Toward the end of the book, Glenn presents an interview with Ray Kurzweil, author of The Singularity is Near, which should be read as soon as you finish AN Army of Davids. They discuss the concept of non-biological intelligence surpassing biological intelligence by the end of the 2020's. Kurzweil and Reynolds discuss the probability of post-Singularity humans doing better than the current variety and Kurzweil says (p. 250):
Human egocentrism, greed, jealousy, and other emotions that emerged form our evolution in much smaller clans have nonetheless not prevented the smooth, exponential growth of knowledge and technology through the centuries. So I don't see these emotional limitations halting the ongoing progression of technology.
And:
But there is reason for believing we will be in a position to do better than in times past. One important upcoming development will be the reverse-engineering of the human brain. In addition to giving us the principles of operation of human intelligence that will expand our AI tool kit, it will also give us unprecedented insight into ourselves. As we merge with our technology, and as the nonbiological portion of our intelligence begins to predominate in the 2030s, we will have the opportunity to apply our intelligence to improving on- redesigning-these primitive aspects of it....

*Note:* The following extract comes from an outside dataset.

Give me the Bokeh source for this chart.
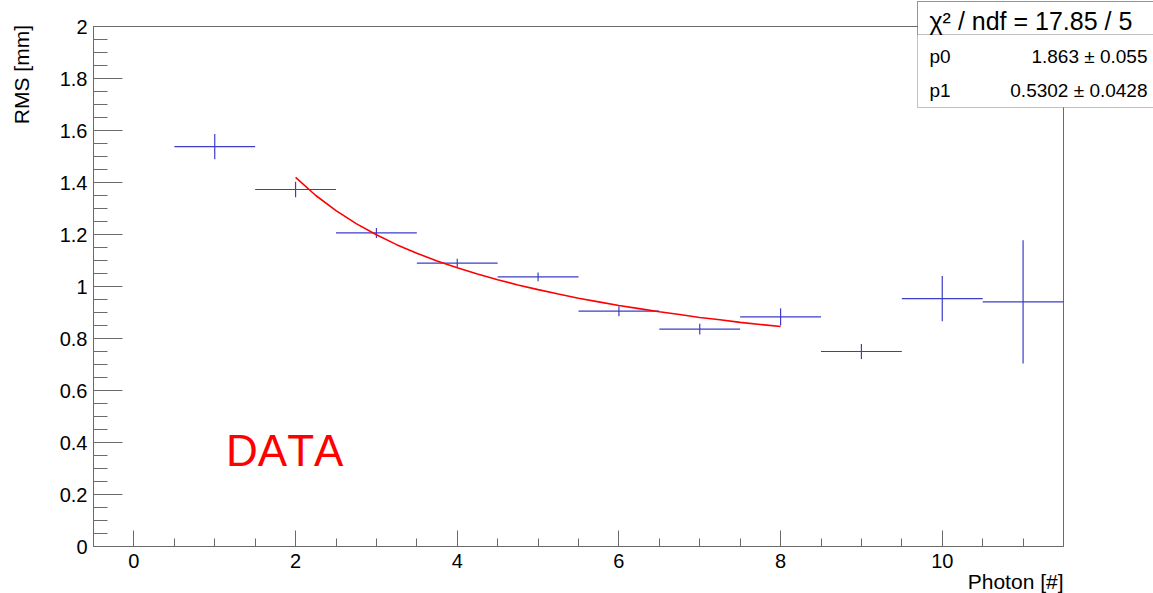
from bokeh.plotting import figure
from bokeh.models import (FixedTicker, Label, BoxAnnotation, Range1d,
                          GlobalInlineStyleSheet, ColumnDataSource)
from bokeh.embed import file_html
from bokeh.resources import INLINE

# ---------------- data ----------------
photons = [1, 2, 3, 4, 5, 6, 7, 8, 9, 10, 11]
bin_half_width = [0.5] * 11
rms = [1.538, 1.373, 1.206, 1.090, 1.037, 0.905, 0.836, 0.883, 0.750, 0.953, 0.941]
rms_err = [0.049, 0.030, 0.019, 0.017, 0.017, 0.019, 0.021, 0.033, 0.029, 0.087, 0.237]

# fit curve
fit_x = [2.0, 2.25, 2.5, 2.75, 3.0, 3.25, 3.5, 3.75, 4.0, 4.25, 4.5, 4.75, 5.0,
         5.25, 5.5, 5.75, 6.0, 6.25, 6.5, 6.75, 7.0, 7.25, 7.5, 7.75, 8.0]
fit_y = [1.420, 1.350, 1.292, 1.242, 1.199, 1.161, 1.128, 1.098, 1.072, 1.048,
         1.026, 1.006, 0.988, 0.971, 0.955, 0.941, 0.927, 0.915, 0.903, 0.892,
         0.881, 0.872, 0.862, 0.854, 0.846]

stats_title = "\u03c7\u00b2 / ndf = 17.85 / 5"
param_names = ["p0", "p1"]
param_values = ["1.863 \u00b1 0.055", "0.5302 \u00b1 0.0428"]

x_ticks = [0, 2, 4, 6, 8, 10]
x_minor = [-0.5 + 0.5 * i for i in range(25)]
y_ticks = [0, 0.2, 0.4, 0.6, 0.8, 1.0, 1.2, 1.4, 1.6, 1.8, 2.0]
y_tick_labels = ["0", "0.2", "0.4", "0.6", "0.8", "1", "1.2", "1.4", "1.6", "1.8", "2"]
y_minor = [0.05 * i for i in range(41)]

# ---------------- layout ----------------
W, H = 1153, 593
FL, FR, FT, FB = 93, 1063, 26, 546          # ROOT frame edges in pixels
XMIN, XMAX, YMIN, YMAX = -0.5, 11.5, 0.0, 2.0
PPX = (FR - FL) / (XMAX - XMIN)
PPY = (FB - FT) / (YMAX - YMIN)


def dx(px):
    return XMIN + (px - FL) / PPX


def dy(py):
    return YMIN + (FB - py) / PPY


FONT = "Liberation Sans"
AXC = "#6a6a6a"

# bokeh frame = whole canvas; axes are pinned at the ROOT frame edges
p = figure(width=W, height=H, output_backend="svg", toolbar_location=None,
           x_range=Range1d(dx(0), dx(W)), y_range=Range1d(dy(H), dy(0)),
           min_border=0, min_border_left=0, min_border_right=0,
           min_border_top=0, min_border_bottom=0)
p.stylesheets = [GlobalInlineStyleSheet(
    css="body{margin:0;overflow:hidden;font-kerning:none;}")]
p.grid.visible = False
p.background_fill_color = "white"
p.border_fill_color = "white"
p.outline_line_color = None

for ax in (p.xaxis[0], p.yaxis[0]):
    ax.axis_line_color = AXC
    ax.major_tick_line_color = AXC
    ax.minor_tick_line_color = AXC
    ax.major_tick_out = 0
    ax.minor_tick_out = 0
    ax.major_label_text_font = FONT
    ax.major_label_text_font_size = "20px"
    ax.major_label_text_color = "black"

p.xaxis.fixed_location = YMIN
p.xaxis.bounds = (XMIN, XMAX)
p.xaxis.ticker = FixedTicker(ticks=x_ticks, minor_ticks=x_minor)
p.xaxis.major_tick_in = 16
p.xaxis.minor_tick_in = 8
p.xaxis.major_label_standoff = 7
p.xaxis.major_label_overrides = {t: str(t) for t in x_ticks}

p.yaxis.fixed_location = XMIN
p.yaxis.bounds = (YMIN, YMAX)
p.yaxis.ticker = FixedTicker(ticks=y_ticks, minor_ticks=y_minor)
p.yaxis.major_tick_in = 29
p.yaxis.minor_tick_in = 14
p.yaxis.major_label_standoff = 6
p.yaxis.major_label_overrides = {t: l for t, l in zip(y_ticks, y_tick_labels)}

# ROOT frame: top and right edges
p.segment(x0=[XMIN, XMAX], y0=[YMAX, YMIN], x1=[XMAX, XMAX], y1=[YMAX, YMAX],
          line_color=AXC, line_width=1)

# axis titles
p.add_layout(Label(x=XMAX, y=dy(580.5), text="Photon [#]", text_font=FONT,
                   text_font_size="21px", text_align="right",
                   text_baseline="middle", text_color="black"))
p.add_layout(Label(x=dx(21), y=dy(24.5), text="RMS [mm]", text_font=FONT,
                   text_font_size="21px", text_align="right", angle=1.5707963,
                   text_baseline="middle", text_color="black"))

# ---------------- data marks ----------------
src = ColumnDataSource(dict(
    x=photons, y=rms,
    x0=[x - w for x, w in zip(photons, bin_half_width)],
    x1=[x + w for x, w in zip(photons, bin_half_width)],
    y0=[y - e for y, e in zip(rms, rms_err)],
    y1=[y + e for y, e in zip(rms, rms_err)],
))
BLUE = "#3c3cc8"
p.segment(x0="x0", x1="x1", y0="y", y1="y", source=src, line_color=BLUE, line_width=1.2)
p.segment(x0="x", x1="x", y0="y0", y1="y1", source=src, line_color=BLUE, line_width=1.2)

p.line(fit_x, fit_y, line_color="#ff0000", line_width=1.6)

p.add_layout(Label(x=1.14, y=dy(450), text="DATA", text_color="#ff0000",
                   text_font=FONT, text_font_size="44px",
                   text_baseline="middle", text_align="left"))

# ---------------- stats box ----------------
BOX_L, BOX_R, BOX_T, BOX_SEP, BOX_B = 917, 1170, 1, 34, 107
p.add_layout(BoxAnnotation(left=dx(BOX_L), right=dx(BOX_R), top=dy(BOX_T), bottom=dy(BOX_B),
                           fill_color="white", fill_alpha=1.0,
                           line_color="#333333", line_width=1, level="overlay"))
p.add_layout(BoxAnnotation(left=dx(BOX_L), right=dx(BOX_R), top=dy(BOX_T), bottom=dy(BOX_SEP),
                           fill_alpha=0.0, line_color="#333333", line_width=1, level="overlay"))

p.add_layout(Label(x=dx(929), y=dy(20.5), text=stats_title, text_font=FONT,
                   text_font_size="25px", text_align="left",
                   text_baseline="middle", text_color="black", level="overlay"))
for i, (name, val) in enumerate(zip(param_names, param_values)):
    mid = [55.5, 89.5][i]
    p.add_layout(Label(x=dx(929), y=dy(mid), text=name, text_font=FONT,
                       text_font_size="19px", text_align="left",
                       text_baseline="middle", text_color="black", level="overlay"))
    p.add_layout(Label(x=dx(1147), y=dy(mid), text=val, text_font=FONT,
                       text_font_size="19px", text_align="right",
                       text_baseline="middle", text_color="black", level="overlay"))

open("out.html", "w").write(file_html(p, INLINE))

I think Kurzweil is a bit too sanguine about our prospects of re-engineering the mind (Forbidden Planet remains one of the great cautionary tales of Science Fiction) and I look forward to seeing if we can answer the mind/body question in any meaningful way; however I am certain that the resistance to the future envisioned by Glenn Reynolds and Ray Kurzweil will make everything that has come before pale in comparison. People fear change and the kind of change Glenn writes about is likely to terrify a lot of people.
It seems to me that the greatest impediment to the optimistic future envisioned by Glenn remains the unconscious conflicts and primitive fears that exist within our own minds.